Sidlin is angry and, he says, frustrated.

"What is a committee of strangers going to tell us that we don't already know?" Sidlin asks on the phone from his home in New Haven, Conn., where he also leads the New Haven Symphony. "From what I hear, only the symphony board is working on solving our financial problems. The rest of the community seems to be engaged in a debate about whether we should exist or not.

"This is nonsense. We are being criticized on artistic grounds, when the artistic component is the one place where we are successful."

Councilwoman Eunice Sato, whose experience in dealing with what she called "the symphony situation" goes back to the time (1980-82) when she was mayor of Long Beach, says, "I am very unhappy with them (the symphony board).

"I think they have been irresponsible. They say they are going to pay off the deficit, but they haven't done so up to now. They say they are going to raise the money, but they haven't."
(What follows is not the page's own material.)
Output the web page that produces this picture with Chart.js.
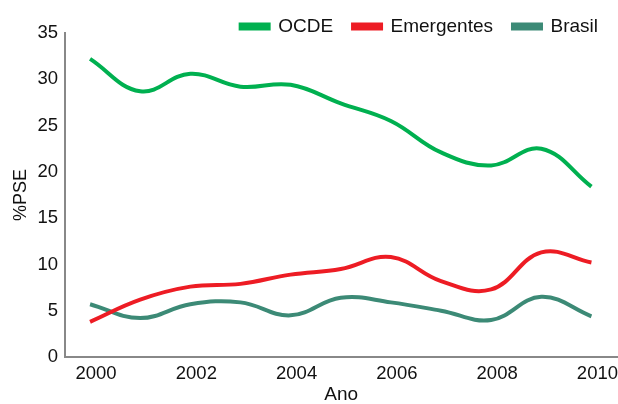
<!DOCTYPE html>
<html>
<head>
<meta charset="utf-8">
<script src="https://cdn.jsdelivr.net/npm/chart.js@4.4.1/dist/chart.umd.min.js"></script>
<style>
  html, body { margin: 0; padding: 0; background: #ffffff; }
  #wrap { width: 618px; height: 404px; position: relative; }
</style>
</head>
<body>
<div id="wrap"><canvas id="c" width="618" height="404"></canvas></div>
<script>
const years = [2000, 2001, 2002, 2003, 2004, 2005, 2006, 2007, 2008, 2009, 2010];
const tickYears = [2000, 2002, 2004, 2006, 2008, 2010];
const ocde = [32.2, 28.7, 30.6, 29.2, 29.4, 27.4, 25.5, 22.1, 20.7, 22.5, 18.4];
const emergentes = [3.8, 6.2, 7.6, 7.9, 8.9, 9.5, 10.8, 8.2, 7.3, 11.3, 10.2];
const brasil = [5.7, 4.2, 5.7, 5.9, 4.5, 6.4, 5.9, 5.0, 4.0, 6.5, 4.4];
const seriesNames = ['OCDE', 'Emergentes', 'Brasil'];
const seriesColors = ['#00B050', '#ED1C24', '#3C8A76'];
const seriesValues = [ocde, emergentes, brasil];

const FONT = "'Liberation Sans', Arial, sans-serif";

const datasets = seriesNames.map((name, i) => ({
  label: name,
  data: years.map((y, j) => ({ x: y, y: seriesValues[i][j] })),
  borderColor: seriesColors[i],
  backgroundColor: seriesColors[i],
  borderWidth: 4,
  pointRadius: 0,
  tension: 0.4,
  fill: false
}));

const legendFix = {
  id: 'legendFix',
  afterInit(chart) {
    const lg = chart.legend;
    const origFit = lg.fit;
    lg.fit = function () { origFit.call(this); this.height = 36; };
    const origDraw = lg.draw;
    lg.draw = function () {
      const b = this.bottom;
      this.bottom = b + 12;
      origDraw.call(this);
      this.bottom = b;
    };
  }
};

new Chart(document.getElementById('c'), {
  type: 'line',
  data: { datasets },
  plugins: [legendFix],
  options: {
    responsive: false,
    animation: false,
    layout: { padding: { top: -3, right: 0, left: 2, bottom: 0 } },
    plugins: {
      tooltip: { enabled: false },
      legend: {
        position: 'top',
        align: 'end',
        labels: {
          font: { family: FONT, size: 19 },
          color: '#111',
          boxWidth: 28,
          boxHeight: 4,
          padding: 20
        }
      }
    },
    scales: {
      x: {
        type: 'linear',
        min: 1999.5,
        max: 2010.52,
        afterBuildTicks: (s) => { s.ticks = tickYears.map(v => ({ value: v })); },
        afterFit: (s) => { s.height = 47; },
        grid: { display: false, drawTicks: false },
        border: { display: true, color: '#888888', width: 2 },
        ticks: {
          font: { family: FONT, size: 18.5 },
          color: '#111',
          padding: 6,
          labelOffset: 6,
          maxRotation: 0,
          callback: (v) => String(v)
        },
        title: {
          display: true,
          text: 'Ano',
          font: { family: FONT, size: 19, lineHeight: 1 },
          color: '#111',
          padding: { top: 0, bottom: 0 }
        }
      },
      y: {
        min: 0,
        max: 35,
        afterFit: (s) => { s.width = 63; },
        grid: { display: false, drawTicks: false },
        border: { display: true, color: '#888888', width: 2 },
        ticks: {
          stepSize: 5,
          font: { family: FONT, size: 18.5 },
          color: '#111',
          padding: 7
        },
        title: {
          display: true,
          text: '%PSE',
          font: { family: FONT, size: 18 },
          color: '#111',
          padding: { top: 8, bottom: 2 }
        }
      }
    }
  }
});
</script>
</body>
</html>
In her large office on the 14th floor of City Hall, overlooking the Long Beach-Los Angeles harbors, Sato leans forward and lowers her voice, not to whisper a confidence, but to make a point: "They're like children. They're dreamers."

"We had no choice," says James Feichtmann, general manager of the symphony association, about the need to cancel the season. It was the second time the symphony has had to resort to canceling performances--in January, 1983, a pair of subscription concerts were dropped to curb rising debts.

Canceling the current season meant the loss of 14 subscription concerts, a series of in-school events called Kinderkonzerts and four Boston Pops-style performances scheduled in the Long Beach Arena between April and July of this year were called off.

"We were doing just fine in meeting our current obligations," Feichtmann says. "The city auditor even told us we were in good shape. Except--we just couldn't seem to make a dent in our deficit while performing."